PathNet: Evolution Channels Gradient Descent in Super Neural Networks

TL;DR

PathNet introduces a neural network method where agents discover and reuse network pathways for different tasks, enabling efficient transfer learning and improved robustness across various supervised and reinforcement learning tasks.

Contribution

It presents a novel pathway-based approach with genetic algorithms for transfer learning in neural networks, demonstrating positive transfer and robustness improvements.

Findings

Successful transfer learning across multiple datasets and tasks.

Paths evolved on earlier tasks re-used parts of optimal paths for new tasks.
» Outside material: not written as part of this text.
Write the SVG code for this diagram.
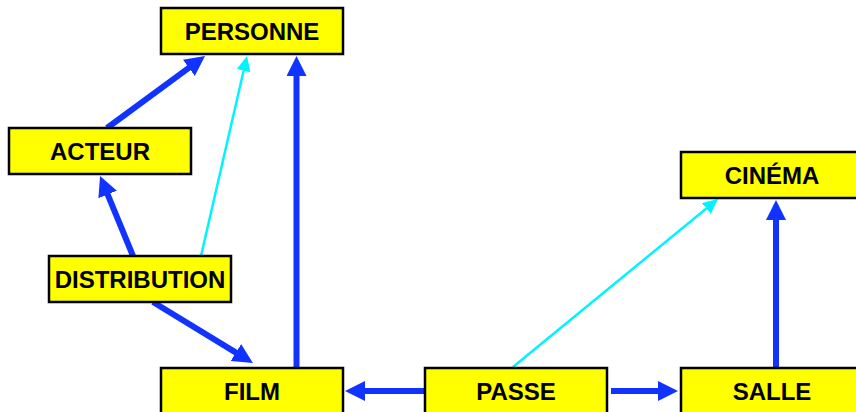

Enhanced robustness to hyperparameters in reinforcement learning.

Abstract

For artificial general intelligence (AGI) it would be efficient if multiple users trained the same giant neural network, permitting parameter reuse, without catastrophic forgetting. PathNet is a first step in this direction. It is a neural network algorithm that uses agents embedded in the neural network whose task is to discover which parts of the network to re-use for new tasks. Agents are pathways (views) through the network which determine the subset of parameters that are used and updated by the forwards and backwards passes of the backpropogation algorithm. During learning, a tournament selection genetic algorithm is used to select pathways through the neural network for replication and mutation. Pathway fitness is the performance of that pathway measured according to a cost function. We demonstrate successful transfer learning; fixing the parameters along a path learned on task A and re-evolving a new population of paths for task B, allows task B to be learned faster than it could be learned from scratch or after fine-tuning. Paths evolved on task B re-use parts of the optimal path evolved on task A. Positive transfer was demonstrated for binary MNIST, CIFAR, and SVHN supervised learning classification tasks, and a set of Atari and Labyrinth reinforcement learning tasks, suggesting PathNets have general applicability for neural network training. Finally, PathNet also significantly improves the robustness to hyperparameter choices of a parallel asynchronous reinforcement learning algorithm (A3C).